1.4 Test 2: Accuracy

Again, we will first create an interpreter, allocate tensors, and invoke the model. Then, we will check if the predicted output is within a small range of the expected output.

TfLiteStatus LoadFloatModelAndPerformInference() {
    const tflite::Model* model =
        ::tflite::GetModel(g_hello_world_float_model_data);
    TFLITE_CHECK_EQ(model->version(), TFLITE_SCHEMA_VERSION);

    HelloWorldOpResolver op_resolver;
    TF_LITE_ENSURE_STATUS(RegisterOps(op_resolver));

    // Arena size just a round number. The exact arena usage can be determined
    // using the RecordingMicroInterpreter.
    constexpr int kTensorArenaSize = 3000;
    uint8_t tensor_arena[kTensorArenaSize];

    tflite::MicroInterpreter interpreter(model, op_resolver, tensor_arena,
                                        kTensorArenaSize);
    TF_LITE_ENSURE_STATUS(interpreter.AllocateTensors());

    // Check if the predicted output is within a small range of the
    // expected output
    float epsilon = 0.05f;
    constexpr int kNumTestValues = 4;
    float golden_inputs[kNumTestValues] = {0.f, 1.f, 3.f, 5.f};

    for (int i = 0; i < kNumTestValues; ++i) {
        interpreter.input(0)->data.f[0] = golden_inputs[i];
        TF_LITE_ENSURE_STATUS(interpreter.Invoke());
        float y_pred = interpreter.output(0)->data.f[0];
        TFLITE_CHECK_LE(abs(sin(golden_inputs[i]) - y_pred), epsilon);
    }

    return kTfLiteOk;
}

1.5 Test 3: Accuracy with Integer Quantization

This test is similar to the previous one, except that we're using the integer (int8) version of the model.

TfLiteStatus LoadQuantModelAndPerformInference() {
    // Map the model into a usable data structure.

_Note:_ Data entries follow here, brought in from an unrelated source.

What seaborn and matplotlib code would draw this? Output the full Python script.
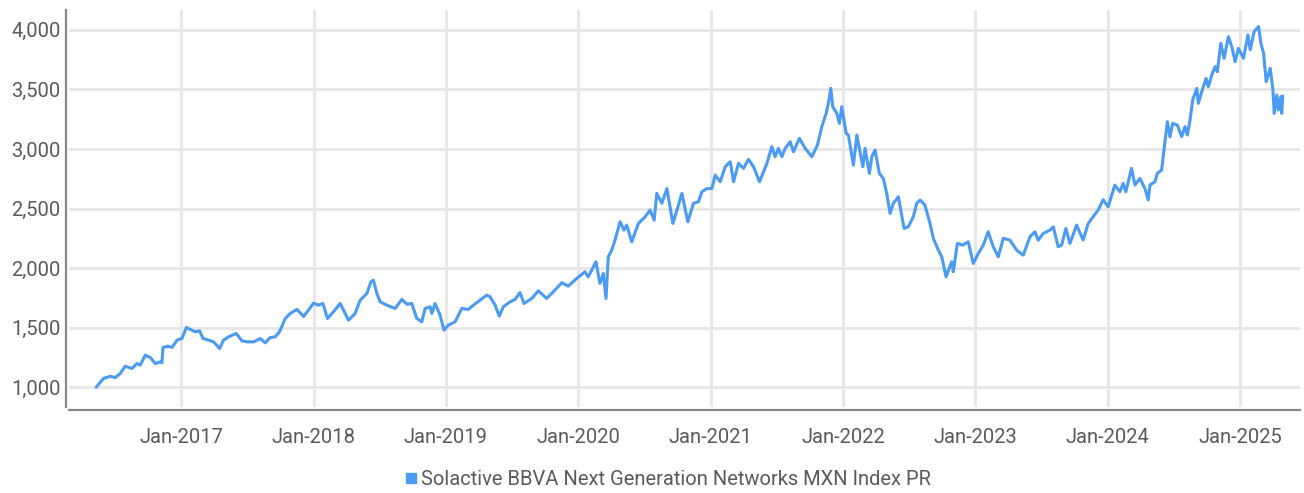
import numpy as np
import pandas as pd
import matplotlib
matplotlib.use("Agg")
import matplotlib.pyplot as plt
import matplotlib.dates as mdates
from matplotlib.ticker import FuncFormatter
from matplotlib.lines import Line2D
import seaborn as sns

SERIES_NAME = "Solactive BBVA Next Generation Networks MXN Index PR"

# Observation dates as decimal years, and index levels (MXN, price return)
years = [
    2016.358, 2016.413, 2016.464, 2016.502, 2016.539, 2016.577, 2016.628, 2016.665, 2016.690, 2016.728,
    2016.766, 2016.804, 2016.841, 2016.854, 2016.862, 2016.897, 2016.930, 2016.968, 2017.005, 2017.038,
    2017.068, 2017.106, 2017.138, 2017.164, 2017.206, 2017.244, 2017.289, 2017.319, 2017.357, 2017.415,
    2017.458, 2017.496, 2017.546, 2017.597, 2017.634, 2017.672, 2017.710, 2017.742, 2017.786, 2017.823,
    2017.874, 2017.924, 2017.961, 2017.999, 2018.037, 2018.070, 2018.105, 2018.150, 2018.201, 2018.264,
    2018.314, 2018.352, 2018.403, 2018.433, 2018.452, 2018.478, 2018.503, 2018.554, 2018.616, 2018.667,
    2018.705, 2018.742, 2018.780, 2018.818, 2018.843, 2018.881, 2018.894, 2018.918, 2018.956, 2018.986,
    2019.019, 2019.070, 2019.120, 2019.170, 2019.208, 2019.258, 2019.309, 2019.334, 2019.372, 2019.404,
    2019.434, 2019.485, 2019.523, 2019.560, 2019.591, 2019.649, 2019.699, 2019.762, 2019.812, 2019.876,
    2019.925, 2019.989, 2020.051, 2020.076, 2020.134, 2020.164, 2020.190, 2020.210, 2020.227, 2020.253,
    2020.278, 2020.316, 2020.346, 2020.366, 2020.404, 2020.454, 2020.505, 2020.542, 2020.573, 2020.593,
    2020.631, 2020.669, 2020.714, 2020.744, 2020.782, 2020.827, 2020.869, 2020.907, 2020.933, 2020.971,
    2021.008, 2021.033, 2021.071, 2021.109, 2021.147, 2021.172, 2021.209, 2021.247, 2021.285, 2021.323,
    2021.368, 2021.424, 2021.461, 2021.486, 2021.511, 2021.537, 2021.562, 2021.600, 2021.625, 2021.670,
    2021.713, 2021.764, 2021.806, 2021.839, 2021.872, 2021.889, 2021.907, 2021.922, 2021.952, 2021.972,
    2021.990, 2022.023, 2022.040, 2022.078, 2022.104, 2022.149, 2022.166, 2022.199, 2022.217, 2022.242,
    2022.274, 2022.304, 2022.330, 2022.355, 2022.380, 2022.418, 2022.461, 2022.493, 2022.531, 2022.557,
    2022.582, 2022.619, 2022.657, 2022.682, 2022.720, 2022.746, 2022.778, 2022.821, 2022.833, 2022.864,
    2022.904, 2022.946, 2022.984, 2023.022, 2023.060, 2023.097, 2023.135, 2023.173, 2023.211, 2023.261,
    2023.312, 2023.362, 2023.413, 2023.450, 2023.475, 2023.513, 2023.564, 2023.589, 2023.626, 2023.652,
    2023.684, 2023.715, 2023.765, 2023.815, 2023.853, 2023.891, 2023.928, 2023.966, 2024.004, 2024.054,
    2024.092, 2024.117, 2024.137, 2024.180, 2024.206, 2024.243, 2024.281, 2024.306, 2024.319, 2024.357,
    2024.374, 2024.407, 2024.425, 2024.450, 2024.470, 2024.490, 2024.525, 2024.558, 2024.583, 2024.601,
    2024.621, 2024.641, 2024.672, 2024.684, 2024.709, 2024.742, 2024.759, 2024.785, 2024.810, 2024.827,
    2024.853, 2024.878, 2024.910, 2024.936, 2024.961, 2024.986, 2025.024, 2025.058, 2025.075, 2025.105,
    2025.138, 2025.156, 2025.176, 2025.196, 2025.226, 2025.247, 2025.256, 2025.276, 2025.288, 2025.306,
    2025.313, 2025.321,
]
levels = [
    1000, 1073, 1092, 1081, 1115, 1176, 1157, 1199, 1185, 1269,
    1249, 1199, 1213, 1205, 1334, 1345, 1334, 1395, 1409, 1502,
    1485, 1465, 1473, 1409, 1395, 1381, 1325, 1395, 1423, 1451,
    1389, 1381, 1381, 1409, 1372, 1417, 1423, 1465, 1577, 1619,
    1653, 1594, 1647, 1705, 1689, 1703, 1577, 1633, 1703, 1563,
    1619, 1731, 1787, 1885, 1899, 1787, 1717, 1689, 1661, 1737,
    1697, 1703, 1577, 1549, 1661, 1675, 1619, 1703, 1605, 1479,
    1521, 1549, 1661, 1653, 1689, 1731, 1773, 1759, 1689, 1597,
    1675, 1717, 1737, 1795, 1703, 1745, 1809, 1745, 1801, 1877,
    1849, 1913, 1969, 1927, 2053, 1871, 1955, 1745, 2095, 2151,
    2235, 2389, 2319, 2361, 2221, 2375, 2431, 2487, 2403, 2627,
    2544, 2668, 2375, 2487, 2627, 2389, 2544, 2557, 2641, 2668,
    2668, 2781, 2725, 2851, 2893, 2725, 2879, 2837, 2913, 2851,
    2725, 2879, 3019, 2935, 3005, 2935, 3005, 3061, 2977, 3089,
    3005, 2935, 3033, 3187, 3299, 3383, 3509, 3355, 3299, 3215,
    3355, 3131, 3117, 2865, 3117, 2851, 3005, 2795, 2935, 2991,
    2795, 2753, 2627, 2459, 2544, 2599, 2333, 2347, 2431, 2544,
    2571, 2529, 2375, 2250, 2151, 2095, 1927, 2053, 1969, 2207,
    2193, 2221, 2039, 2123, 2193, 2305, 2179, 2095, 2250, 2235,
    2151, 2109, 2263, 2305, 2235, 2291, 2319, 2347, 2179, 2193,
    2333, 2207, 2361, 2235, 2375, 2431, 2487, 2574, 2515, 2697,
    2641, 2711, 2641, 2837, 2697, 2753, 2668, 2571, 2697, 2725,
    2795, 2823, 2991, 3229, 3103, 3215, 3201, 3103, 3187, 3117,
    3243, 3411, 3509, 3383, 3481, 3593, 3523, 3621, 3691, 3649,
    3887, 3761, 3943, 3859, 3733, 3845, 3761, 3958, 3832, 3986,
    4028, 3887, 3803, 3565, 3677, 3495, 3299, 3453, 3327, 3439,
    3299, 3445,
]

y_ticks = [1000, 1500, 2000, 2500, 3000, 3500, 4000]
x_tick_years = list(range(2017, 2026))


def to_datetime(dec_year):
    yr = int(np.floor(dec_year))
    start = pd.Timestamp(year=yr, month=1, day=1)
    end = pd.Timestamp(year=yr + 1, month=1, day=1)
    return start + (end - start) * (dec_year - yr)


df = pd.DataFrame({
    "date": [to_datetime(y) for y in years],
    "level": levels,
})

LINE_COLOR = "#4B9BF5"
TEXT_COLOR = "#5A5A5A"
GRID_COLOR = "#E6E6E6"

sns.set_theme(style="whitegrid")
plt.rcParams["font.family"] = ["Roboto", "DejaVu Sans"]

fig = plt.figure(figsize=(13.04, 4.93), dpi=100)
ax = fig.add_axes([0.053, 0.174, 0.944, 0.806])

sns.lineplot(data=df, x="date", y="level", ax=ax, color=LINE_COLOR,
             linewidth=2.2, legend=False)

ax.set_xlim(to_datetime(2016.154), to_datetime(2025.452))
ax.set_ylim(832, 4168)
ax.set_yticks(y_ticks)
ax.yaxis.set_major_formatter(FuncFormatter(lambda v, p: f"{int(v):,}"))
ax.set_xticks([pd.Timestamp(year=y, month=1, day=1) for y in x_tick_years])
ax.xaxis.set_major_formatter(mdates.DateFormatter("%b-%Y"))

ax.set_xlabel("")
ax.set_ylabel("")
ax.grid(True, color=GRID_COLOR, linewidth=2.0)
ax.set_axisbelow(True)

sns.despine(ax=ax, top=True, right=True, offset=2)
for side in ("left", "bottom"):
    ax.spines[side].set_color("#8A8A8A")
    ax.spines[side].set_linewidth(1.6)

ax.tick_params(axis="both", length=0, colors=TEXT_COLOR, labelsize=14.5)
ax.tick_params(axis="y", pad=4)
ax.tick_params(axis="x", pad=13)

handle = Line2D([], [], linestyle="none", marker="s", markersize=7.5,
                markerfacecolor=LINE_COLOR, markeredgecolor=LINE_COLOR)
leg = fig.legend([handle], [SERIES_NAME], loc="center", bbox_to_anchor=(0.512, 0.028),
                 frameon=False, handlelength=0.6, handletextpad=0.2,
                 prop={"size": 14.5})
for t in leg.get_texts():
    t.set_color(TEXT_COLOR)

fig.savefig("out.png", dpi=100)
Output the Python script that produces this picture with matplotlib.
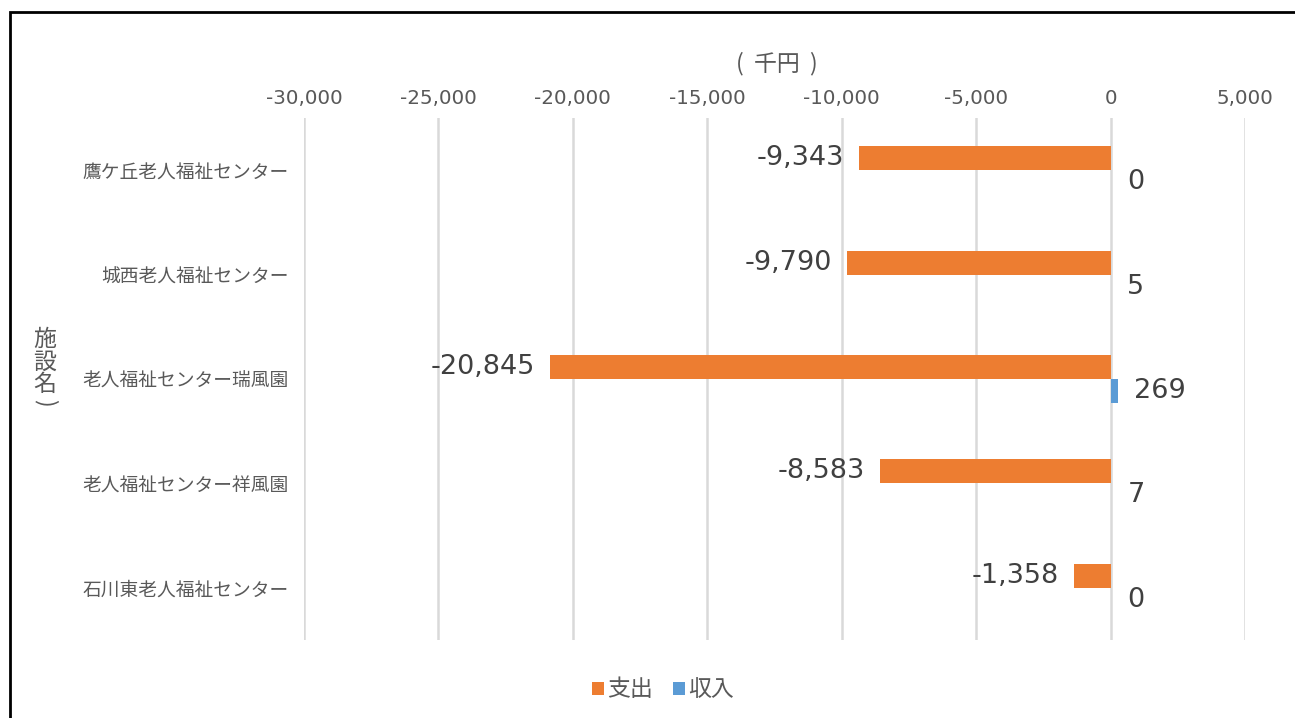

This doesn't involve any
    // copying or parsing, it's a very lightweight operation.
    const tflite::Model* model =
        ::tflite::GetModel(g_hello_world_int8_model_data);
    TFLITE_CHECK_EQ(model->version(), TFLITE_SCHEMA_VERSION);

    HelloWorldOpResolver op_resolver;
    TF_LITE_ENSURE_STATUS(RegisterOps(op_resolver));

    // Arena size just a round number. The exact arena usage can be determined
    // using the RecordingMicroInterpreter.
    constexpr int kTensorArenaSize = 3000;
    uint8_t tensor_arena[kTensorArenaSize];

    tflite::MicroInterpreter interpreter(model, op_resolver, tensor_arena,
                                        kTensorArenaSize);

    TF_LITE_ENSURE_STATUS(interpreter.AllocateTensors());

    TfLiteTensor* input = interpreter.input(0);
    TFLITE_CHECK_NE(input, nullptr);

    TfLiteTensor* output = interpreter.output(0);
    TFLITE_CHECK_NE(output, nullptr);

    float output_scale = output->params.scale;
    int output_zero_point = output->params.zero_point;

    // Check if the predicted output is within a small range of the
    // expected output
    float epsilon = 0.05;

    constexpr int kNumTestValues = 4;
    float golden_inputs_float[kNumTestValues] = {0.77, 1.57, 2.3, 3.14};

    // The int8 values are calculated using the following formula
    // (golden_inputs_float[i] / input->params.scale + input->params.scale)
    int8_t golden_inputs_int8[kNumTestValues] = {-96, -63, -34, 0};

    for (int i = 0; i < kNumTestValues; ++i) {
        input->data.int8[0] = golden_inputs_int8[i];
        TF_LITE_ENSURE_STATUS(interpreter.Invoke());
        float y_pred = (output->data.int8[0] - output_zero_point) * output_scale;
        TFLITE_CHECK_LE(abs(sin(golden_inputs_float[i]) - y_pred), epsilon);
    }

    return kTfLiteOk;
}

Note that to convert the output from int8 to float, we need to use the scale and zero point values from the output tensor. The formula is:

$y_{pred} = (y_{int8} - zp) \times s$

where $zp$ is the zero point and $s$ is the scale. Those two values are stored in the params field of the output tensor.